### REQUIRED WORK
Give back every line exactly as it appears, pictures excluded.

•••••

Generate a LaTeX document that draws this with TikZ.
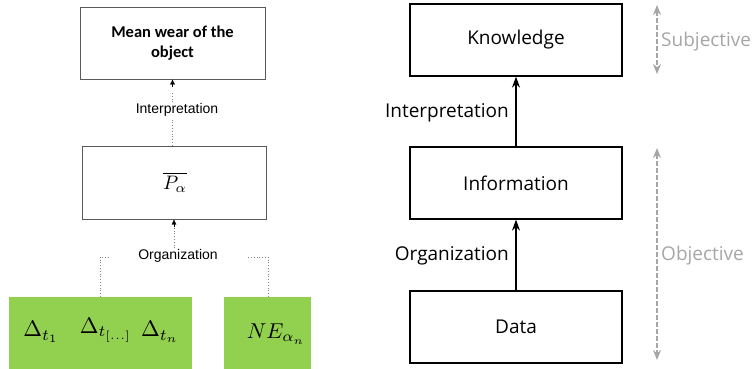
\documentclass[tikz,border=0pt]{standalone}
\usepackage{graphicx}
\usepackage{fontspec}
\setmainfont{Open Sans}
\newfontfamily\calib{Carlito}
\newfontfamily\arialf{Liberation Sans}
\usetikzlibrary{arrows.meta}
\definecolor{offgreen}{HTML}{92D050}
\definecolor{lgray}{HTML}{A6A6A6}
\definecolor{bordergray}{HTML}{5A5A5A}
\begin{document}
\begin{tikzpicture}[x=1pt,y=-1pt,
  lbox/.style={draw=bordergray,line width=0.9pt,minimum width=185pt,minimum height=72pt,inner sep=0pt,align=center},
  rbox/.style={draw=black,line width=1.3pt,minimum width=212pt,minimum height=72pt,inner sep=0pt,font=\fontsize{19}{23}\selectfont},
  gbox/.style={fill=offgreen,draw=none,minimum height=72pt,inner sep=0pt},
  llabel/.style={font=\arialf\fontsize{14}{17}\selectfont,inner sep=1pt},
  rlabel/.style={font=\fontsize{19}{23}\selectfont,inner sep=1pt},
  dots/.style={draw=gray,dotted,line width=0.8pt},
  darr/.style={-{Latex[length=5pt,width=5pt]},draw=black,line width=0.3pt},
  sarr/.style={-{Stealth[length=11pt,width=8pt]},line width=1.3pt},
  garr/.style={{Stealth[length=10pt,width=8pt]}-{Stealth[length=10pt,width=8pt]},draw=lgray,dashed,dash pattern=on 5pt off 2pt,line width=1.3pt},
  glabel/.style={text=lgray,font=\fontsize{19}{23}\selectfont,anchor=west,inner sep=0pt},
  mth/.style={inner sep=0pt}]
\useasboundingbox (0,0) rectangle (752,369);
% ---------- left diagram ----------
\node[lbox,font=\calib\bfseries\fontsize{16.5}{20}\selectfont] (mw) at (172.5,43) {Mean wear of the\\object};
\node[lbox,minimum width=184pt,minimum height=73pt] (pa) at (174,182.5) {};
\node[mth] (pat) at (175,182) {\scalebox{1.95}{$\overline{P_{\alpha}}$}};
\node[llabel] (il) at (177,110) {Interpretation};
\node[llabel] (ol) at (178,256) {Organization};
\draw[dots] (pa.north -| mw.south) -- (il.south -| mw.south);
\draw[dots] (il.north -| mw.south) -- ++(0,-10);
\draw[darr] ([yshift=-8pt]mw.south) -- (mw.south);
\draw[dots] (ol.north -| pa.south) -- ++(0,-22);
\draw[darr] ([yshift=-8pt]pa.south) -- (pa.south);
\node[gbox,minimum width=183pt] (g1) at (100.5,333) {};
\node[gbox,minimum width=87pt] (g2) at (267.5,333) {};
\node[mth] (d1) at (41,332) {\scalebox{2.25}{$\Delta_{t_1}$}};
\node[mth] (d2) at (106,330) {\scalebox{2.25}{$\Delta_{t_{[\dots]}}$}};
\node[mth] (d3) at (160,332) {\scalebox{2.25}{$\Delta_{t_n}$}};
\node[mth] (ne) at (276,334) {\scalebox{2.15}{$NE_{\alpha_n}$}};
\coordinate (bl) at (110,257);
\coordinate (br) at (247,257);
\draw[dots] (g1.north -| 100,0) |- (bl);
\draw[dots] (g2.north -| 268,0) |- (br);
% ---------- right diagram ----------
\node[rbox] (K) at (516,40) {Knowledge};
\node[rbox] (I) at (516,183) {Information};
\node[rbox] (D) at (516,327) {Data};
\draw[sarr] (I.north) -- (K.south);
\draw[sarr] (D.north) -- (I.south);
\node[rlabel,anchor=east] (ir) at (510,113) {Interpretation};
\node[rlabel,anchor=east] (orr) at (510,256) {Organization};
\coordinate (s1) at (657,5);
\coordinate (s2) at (657,74);
\coordinate (o1) at (657,148);
\coordinate (o2) at (657,360);
\draw[garr] (s1) -- (s2);
\draw[garr] (o1) -- (o2);
\node[glabel] (sub) at (661,42) {Subjective};
\node[glabel] (obj) at (661,256) {Objective};
\end{tikzpicture}
\end{document}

•••••

### SOLVED PROBLEM
Generate a LaTeX document that draws this with TikZ.
\documentclass[tikz,border=0pt]{standalone}
\usepackage{graphicx}
\usepackage{fontspec}
\setmainfont{Open Sans}
\newfontfamily\calib{Carlito}
\newfontfamily\arialf{Liberation Sans}
\usetikzlibrary{arrows.meta}
\definecolor{offgreen}{HTML}{92D050}
\definecolor{lgray}{HTML}{A6A6A6}
\definecolor{bordergray}{HTML}{5A5A5A}
\begin{document}
\begin{tikzpicture}[x=1pt,y=-1pt,
  lbox/.style={draw=bordergray,line width=0.9pt,minimum width=185pt,minimum height=72pt,inner sep=0pt,align=center},
  rbox/.style={draw=black,line width=1.3pt,minimum width=212pt,minimum height=72pt,inner sep=0pt,font=\fontsize{19}{23}\selectfont},
  gbox/.style={fill=offgreen,draw=none,minimum height=72pt,inner sep=0pt},
  llabel/.style={font=\arialf\fontsize{14}{17}\selectfont,inner sep=1pt},
  rlabel/.style={font=\fontsize{19}{23}\selectfont,inner sep=1pt},
  dots/.style={draw=gray,dotted,line width=0.8pt},
  darr/.style={-{Latex[length=5pt,width=5pt]},draw=black,line width=0.3pt},
  sarr/.style={-{Stealth[length=11pt,width=8pt]},line width=1.3pt},
  garr/.style={{Stealth[length=10pt,width=8pt]}-{Stealth[length=10pt,width=8pt]},draw=lgray,dashed,dash pattern=on 5pt off 2pt,line width=1.3pt},
  glabel/.style={text=lgray,font=\fontsize{19}{23}\selectfont,anchor=west,inner sep=0pt},
  mth/.style={inner sep=0pt}]
\useasboundingbox (0,0) rectangle (752,369);
% ---------- left diagram ----------
\node[lbox,font=\calib\bfseries\fontsize{16.5}{20}\selectfont] (mw) at (172.5,43) {Mean wear of the\\object};
\node[lbox,minimum width=184pt,minimum height=73pt] (pa) at (174,182.5) {};
\node[mth] (pat) at (175,182) {\scalebox{1.95}{$\overline{P_{\alpha}}$}};
\node[llabel] (il) at (177,110) {Interpretation};
\node[llabel] (ol) at (178,256) {Organization};
\draw[dots] (pa.north -| mw.south) -- (il.south -| mw.south);
\draw[dots] (il.north -| mw.south) -- ++(0,-10);
\draw[darr] ([yshift=-8pt]mw.south) -- (mw.south);
\draw[dots] (ol.north -| pa.south) -- ++(0,-22);
\draw[darr] ([yshift=-8pt]pa.south) -- (pa.south);
\node[gbox,minimum width=183pt] (g1) at (100.5,333) {};
\node[gbox,minimum width=87pt] (g2) at (267.5,333) {};
\node[mth] (d1) at (41,332) {\scalebox{2.25}{$\Delta_{t_1}$}};
\node[mth] (d2) at (106,330) {\scalebox{2.25}{$\Delta_{t_{[\dots]}}$}};
\node[mth] (d3) at (160,332) {\scalebox{2.25}{$\Delta_{t_n}$}};
\node[mth] (ne) at (276,334) {\scalebox{2.15}{$NE_{\alpha_n}$}};
\coordinate (bl) at (110,257);
\coordinate (br) at (247,257);
\draw[dots] (g1.north -| 100,0) |- (bl);
\draw[dots] (g2.north -| 268,0) |- (br);
% ---------- right diagram ----------
\node[rbox] (K) at (516,40) {Knowledge};
\node[rbox] (I) at (516,183) {Information};
\node[rbox] (D) at (516,327) {Data};
\draw[sarr] (I.north) -- (K.south);
\draw[sarr] (D.north) -- (I.south);
\node[rlabel,anchor=east] (ir) at (510,113) {Interpretation};
\node[rlabel,anchor=east] (orr) at (510,256) {Organization};
\coordinate (s1) at (657,5);
\coordinate (s2) at (657,74);
\coordinate (o1) at (657,148);
\coordinate (o2) at (657,360);
\draw[garr] (s1) -- (s2);
\draw[garr] (o1) -- (o2);
\node[glabel] (sub) at (661,42) {Subjective};
\node[glabel] (obj) at (661,256) {Objective};
\end{tikzpicture}
\end{document}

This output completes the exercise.